Expression parfaite de ce que Cocteau appela "les monstres sacrés", elle affichait un penchant alors en vogue pour la morbidité qu'elle érigea en genre dans ces inoubliables scènes d'agonie de "La Dame aux camélias" ou de" l'Aiglon". Cette comédienne fur une femme de coeur, forte d'une vie intérieure assumée, d'une religiosité confinant au mysticisme, généreuse aux limites de la ruine, et elle fit la fortune ou la célébrité des peintres et écrivains de son entourage.
Usant de tous ses dons, elle fut à son tour attirée par le ciseau, la plume et le pinceau. Son style influença la mode, les peintres, la littérature, les arts décoratifs. Les maîtres de l'affiche, les joailliers, les céramistes, Mucha, Lalique, Gallé, ont été lancés par Sarah. Elle inspira ou intrigua aussi Gustave Moreau, Burne-Jones, Rossetti et toute l'école préraphaélite, mais encore les essayistes, écrivains et poètes, Montesquiou, Goncourt, Wilde, Jean Lorrain, Huysmans, James et Proust, qui puisèrent en elle les élans d'une inspiration rare dans le mystère des créatures auxquelles elle donnait un semblant de réalité.

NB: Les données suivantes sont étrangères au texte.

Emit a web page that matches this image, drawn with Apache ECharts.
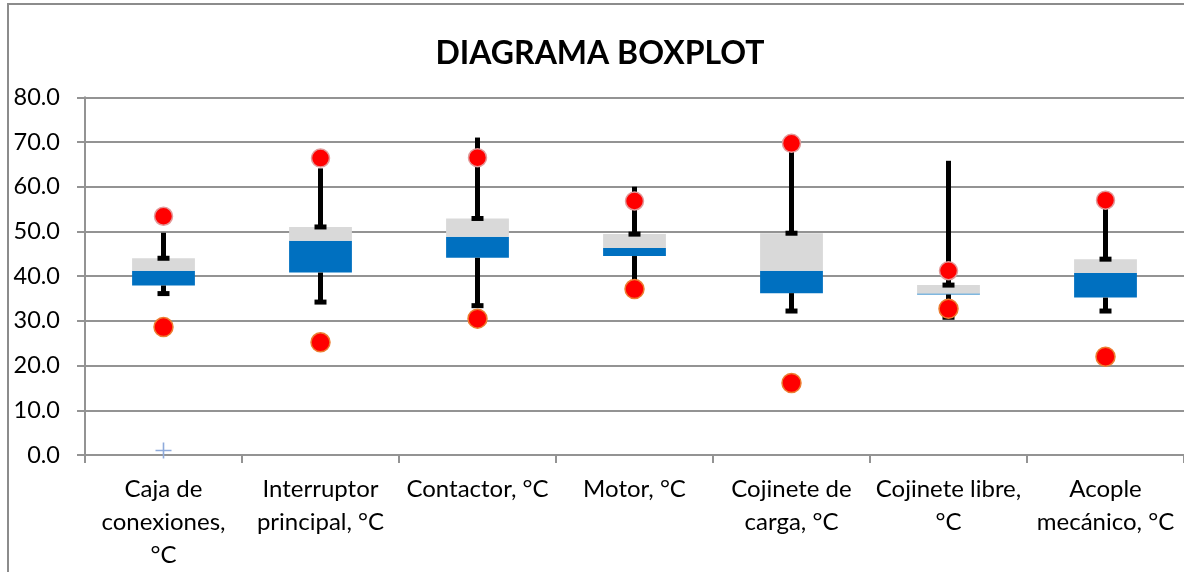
<!DOCTYPE html>
<html>
<head>
<meta charset="utf-8">
<script src="https://cdn.jsdelivr.net/npm/echarts@6/dist/echarts.min.js"></script>
<style>
html,body{margin:0;padding:0;background:#fff;}
#c{width:1184px;height:572px;}
</style>
</head>
<body>
<div id="c"></div>
<script>
var categories = ["Caja de\nconexiones,\n°C", "Interruptor\nprincipal, °C", "Contactor, °C", "Motor, °C", "Cojinete de\ncarga, °C", "Cojinete libre,\n°C", "Acople\nmecánico, °C"];
var q1 = [37.9, 40.8, 44.1, 44.5, 36.2, 35.9, 35.2];
var median = [41.2, 47.9, 48.8, 46.3, 41.2, 36.1, 40.7];
var q3 = [44.0, 51.0, 52.9, 49.4, 49.6, 38.0, 43.8];
var whiskerHigh = [49.7, 64.1, 71.0, 60.0, 69.5, 65.8, 55.2];
var whiskerLow = [36.1, 34.2, 33.4, 37.3, 32.2, 30.8, 32.2];
var upperPoint = [53.4, 66.4, 66.5, 56.8, 69.7, 41.2, 57.0];
var lowerPoint = [28.6, 25.2, 30.5, 37.1, 16.1, 32.7, 22.0];
var extraPoint = [1.0, null, null, null, null, null, null];
var yTicks = [0, 10, 20, 30, 40, 50, 60, 70, 80];

var FONT = 'Lato';
var blueBox = median.map(function (m, i) { return +(m - q1[i]).toFixed(2); });
var grayBox = q3.map(function (q, i) { return +(q - median[i]).toFixed(2); });
var whiskerData = categories.map(function (c, i) { return [i, q3[i], whiskerHigh[i], whiskerLow[i], q1[i]]; });

var chart = echarts.init(document.getElementById('c'), null, {renderer: 'canvas'});
chart.setOption({
  animation: false,
  backgroundColor: '#fff',
  graphic: [
    {type: 'rect', shape: {x: 8, y: 4, width: 1250, height: 650}, style: {fill: 'none', stroke: '#8c8c8c', lineWidth: 2}, z: 0},
    {type: 'text', x: 600, y: 54, style: {text: 'DIAGRAMA BOXPLOT', font: 'bold 32px ' + FONT, fill: '#000', textAlign: 'center', textVerticalAlign: 'middle'}, z: 10}
  ],
  grid: {left: 85, top: 97.3, width: 1102.5, height: 357.7, containLabel: false},
  xAxis: {
    type: 'category',
    data: categories,
    boundaryGap: true,
    axisLine: {show: true, lineStyle: {color: '#939393', width: 2}},
    axisTick: {show: true, length: 8, lineStyle: {color: '#939393', width: 2}},
    axisLabel: {color: '#000', fontFamily: FONT, fontSize: 24, lineHeight: 33, margin: 18, interval: 0, align: 'center'},
    splitLine: {show: false}
  },
  yAxis: {
    type: 'value',
    min: yTicks[0], max: yTicks[yTicks.length - 1], interval: 10,
    axisLine: {show: true, lineStyle: {color: '#939393', width: 2}},
    axisTick: {show: true, length: 8, lineStyle: {color: '#939393', width: 2}},
    axisLabel: {color: '#000', fontFamily: FONT, fontSize: 23.5, margin: 25, formatter: function (v) { return v.toFixed(1); }},
    splitLine: {show: true, lineStyle: {color: '#939393', width: 2}}
  },
  series: [
    {type: 'bar', stack: 'box', data: q1, barWidth: '40%', itemStyle: {color: 'rgba(0,0,0,0)'}, silent: true, z: 2},
    {type: 'bar', stack: 'box', data: blueBox, barWidth: '40%', itemStyle: {color: '#0070c0'}, z: 2},
    {type: 'bar', stack: 'box', data: grayBox, barWidth: '40%', itemStyle: {color: '#d9d9d9'}, z: 2},
    {
      type: 'custom', data: whiskerData, z: 5,
      renderItem: function (params, api) {
        var x = api.coord([api.value(0), 0])[0];
        var yQ3 = api.coord([0, api.value(1)])[1];
        var yHi = api.coord([0, api.value(2)])[1];
        var yLo = api.coord([0, api.value(3)])[1];
        var yQ1 = api.coord([0, api.value(4)])[1];
        var st = {stroke: '#000', lineWidth: 5};
        return {type: 'group', children: [
          {type: 'line', shape: {x1: x, y1: yHi, x2: x, y2: yQ3}, style: st},
          {type: 'rect', shape: {x: x - 6, y: yQ3 - 2.5, width: 12, height: 5}, style: {fill: '#000'}},
          {type: 'line', shape: {x1: x, y1: yQ1, x2: x, y2: yLo}, style: st},
          {type: 'rect', shape: {x: x - 6, y: yLo - 2.5, width: 12, height: 5}, style: {fill: '#000'}}
        ]};
      }
    },
    {type: 'scatter', data: upperPoint, symbol: 'circle', symbolSize: 18, z: 8,
      itemStyle: {color: '#ff0000', borderColor: '#e39a9a', borderWidth: 1.5, opacity: 1}},
    {type: 'scatter', data: lowerPoint, symbol: 'circle', symbolSize: 19, z: 8,
      itemStyle: {color: '#ff0000', borderColor: '#ed7d31', borderWidth: 1.5, opacity: 1}},
    {type: 'scatter', data: extraPoint, symbol: 'path://M0,7.2h16v1.6h-16z M7.2,0h1.6v16h-1.6z', symbolSize: 16, z: 8,
      itemStyle: {color: '#8eaadb', opacity: 1}}
  ]
});
</script>
</body>
</html>
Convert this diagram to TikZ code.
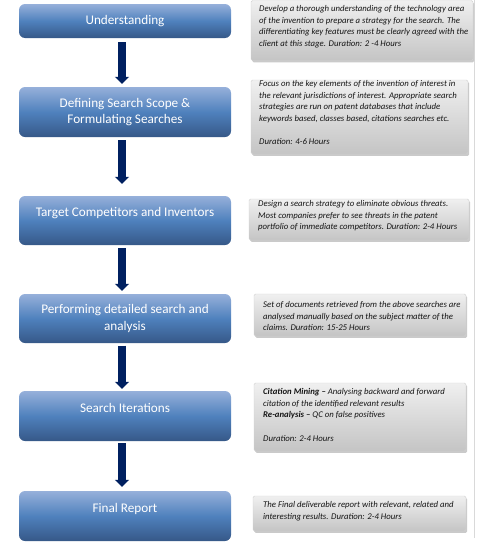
\documentclass[tikz,border=0pt]{standalone}
\usepackage{fontspec}
\setmainfont{Carlito}
\usetikzlibrary{arrows.meta,shadows,calc}
\definecolor{navy}{RGB}{0,32,96}
\definecolor{stagetop}{RGB}{150,176,218}
\definecolor{stagemid}{RGB}{79,129,189}
\definecolor{stagebot}{RGB}{54,88,136}
\begin{document}
\begin{tikzpicture}[x=1pt,y=-1pt,
  stage/.style={rounded corners=6pt, minimum width=212pt, inner sep=0pt,
    text=white, align=center, font=\fontsize{13.2}{16.7}\selectfont,
    top color=stagetop, bottom color=stagebot, middle color=stagemid},
  note/.style={rounded corners=1.5pt, draw=black!18, line width=0.4pt, inner sep=0pt,
    top color=black!6, bottom color=black!23,
    drop shadow={shadow xshift=1.2pt, shadow yshift=-1.8pt, opacity=0.35, fill=black!60}},
  notetext/.style={anchor=north west, inner sep=0pt, align=left, text=black!92,
    font=\fontsize{8.75}{11.7}\selectfont\itshape},
  flow/.style={draw=navy, line width=7.5pt, -{Triangle[width=14pt,length=7pt]}}]
\useasboundingbox (0,0) rectangle (479,549);
\draw[black!15, line width=0.8pt] (474.5,0) -- (474.5,538);
% stages
\node[stage, minimum height=34pt] (s1) at (125,21) {Understanding};
\node[stage, minimum height=50pt] (s2) at (125,112) {Defining Search Scope \&\\Formulating Searches};
\node[stage, minimum height=49pt] (s3) at (125,220.5) {Target Competitors and Inventors\\\mbox{}};
\node[stage, minimum height=49pt] (s4) at (125,318.5) {Performing detailed search and\\analysis};
\node[stage, minimum height=50pt] (s5) at (125,416) {Search Iterations\\\mbox{}};
\node[stage, minimum height=50pt] (s6) at (125,516) {Final Report\\\mbox{}};
% arrows
\draw[flow] ([xshift=-3pt,yshift=-4pt]s1.south) -- ([xshift=-3pt,yshift=3pt]s2.north);
\draw[flow] ([xshift=-3pt,yshift=-3pt]s2.south) -- ([xshift=-3pt,yshift=12pt]s3.north);
\draw[flow] ([xshift=-3pt,yshift=-3pt]s3.south) -- ([xshift=-3pt,yshift=3pt]s4.north);
\draw[flow] ([xshift=-3pt,yshift=-2.5pt]s4.south) -- ([xshift=-3pt,yshift=2pt]s5.north);
\draw[flow] ([xshift=-3pt,yshift=-2pt]s5.south) -- ([xshift=-3pt,yshift=4pt]s6.north);
% notes
\node[note, minimum width=222pt, minimum height=60pt] (n1) at (362,30.5) {};
\node[note, minimum width=217pt, minimum height=74pt] (n2) at (359.5,117) {};
\node[note, minimum width=220pt, minimum height=41pt] (n3) at (359,219.5) {};
\node[note, minimum width=212pt, minimum height=42pt] (n4) at (360,315) {};
\node[note, minimum width=212pt, minimum height=68pt] (n5) at (360,417) {};
\node[note, minimum width=213pt, minimum height=35pt] (n6) at (359.5,513.5) {};
\node[notetext] (t1) at (259,3) {\strut Develop a thorough understanding of the technology area\\of the invention to prepare a strategy for the search. The\\differentiating key features must be clearly agreed with the\\client at this stage. Duration: 2 -4 Hours};
\node[notetext] (t2) at (259,78) {\strut Focus on the key elements of the invention of interest in\\the relevant jurisdictions of interest. Appropriate search\\strategies are run on patent databases that include\\keywords based, classes based, citations searches etc.\\[11.7pt]Duration: 4-6 Hours};
\node[notetext] (t3) at (258,198) {\strut Design a search strategy to eliminate obvious threats.\\Most companies prefer to see threats in the patent\\portfolio of immediate competitors. Duration: 2-4 Hours};
\node[notetext] (t4) at (263,299) {\strut Set of documents retrieved from the above searches are\\analysed manually based on the subject matter of the\\claims. Duration: 15-25 Hours};
\node[notetext] (t5) at (263,386) {\strut\textbf{Citation Mining –} Analysing backward and forward\\citation of the identified relevant results\\\textbf{Re-analysis –} QC on false positives\\[11.7pt]Duration: 2-4 Hours};
\node[notetext] (t6) at (263,499) {\strut The Final deliverable report with relevant, related and\\interesting results. Duration: 2-4 Hours};
\end{tikzpicture}
\end{document}
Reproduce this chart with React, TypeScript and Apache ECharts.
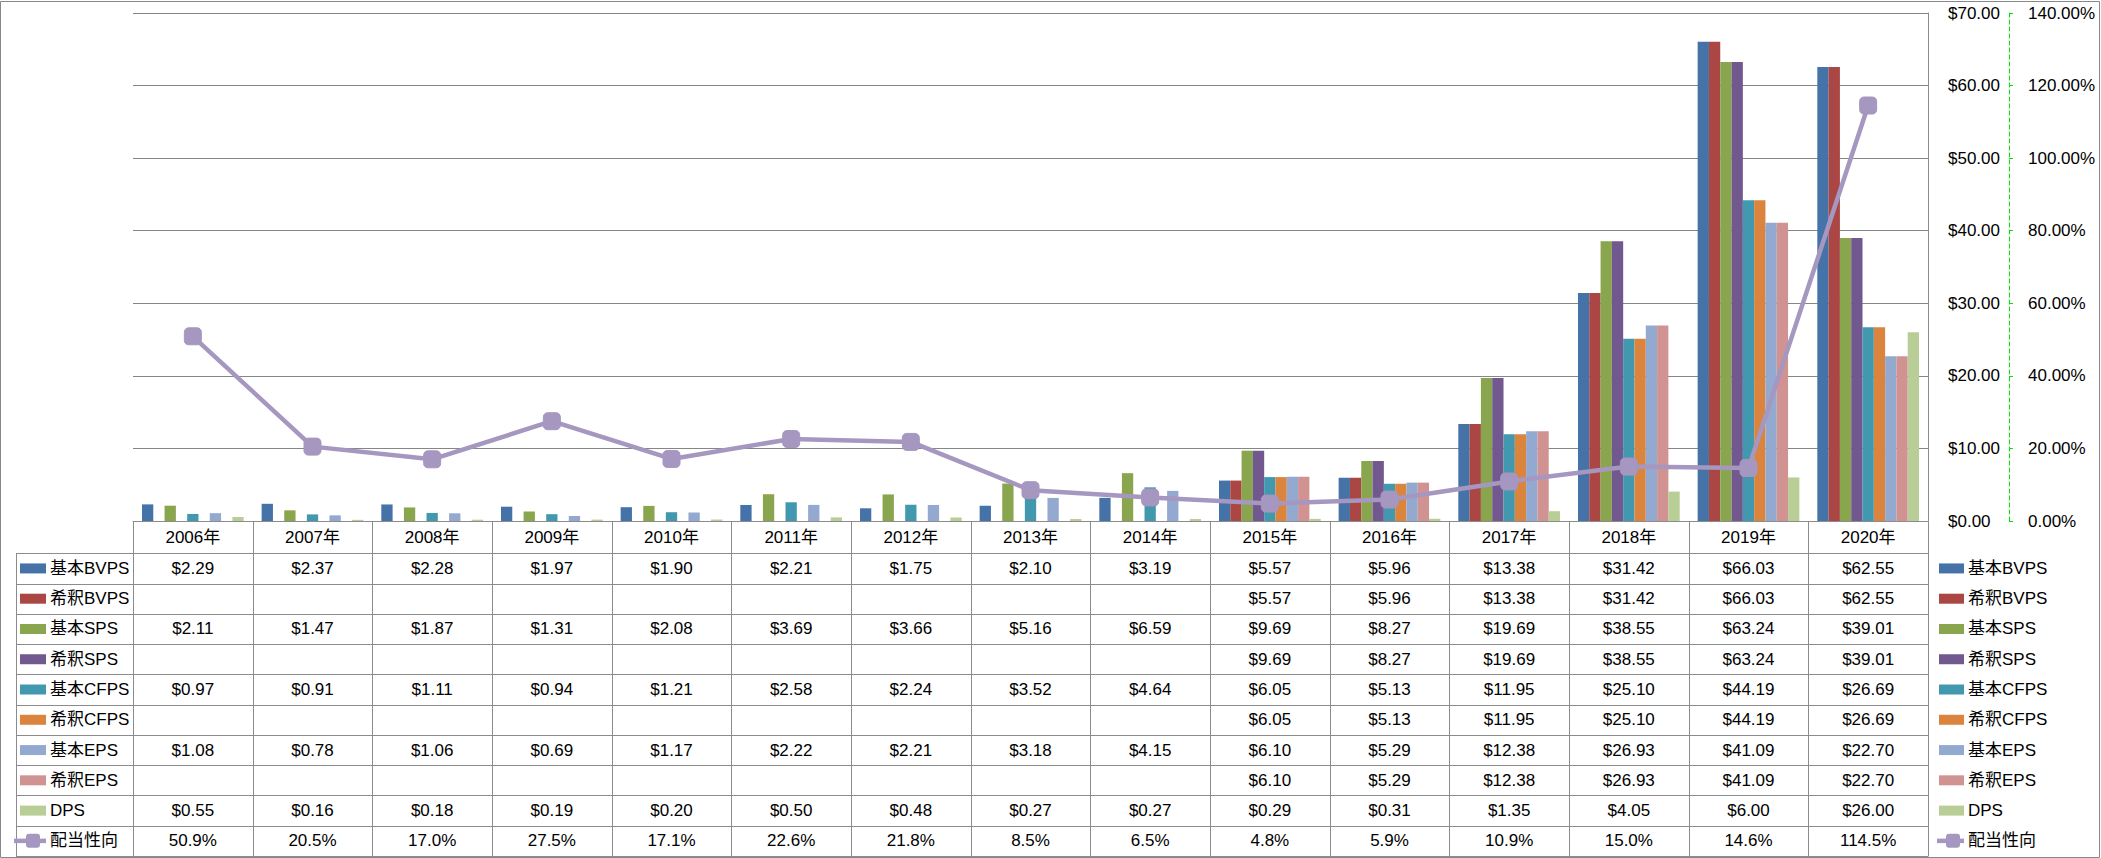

Déterminée, elle fut aux côtés de Zola une ardente avocate de la cause d'Alfred Dreyfus. Protégée comme un trésor national, elle finit par accepter de quitter Paris au moment de la Grande Guerre. Bien qu'une amputation l'eût mutilée, son patriotisme lui dicta une ultime tournée américaine pour fléchir l'isolationnisme outre-Atlantique.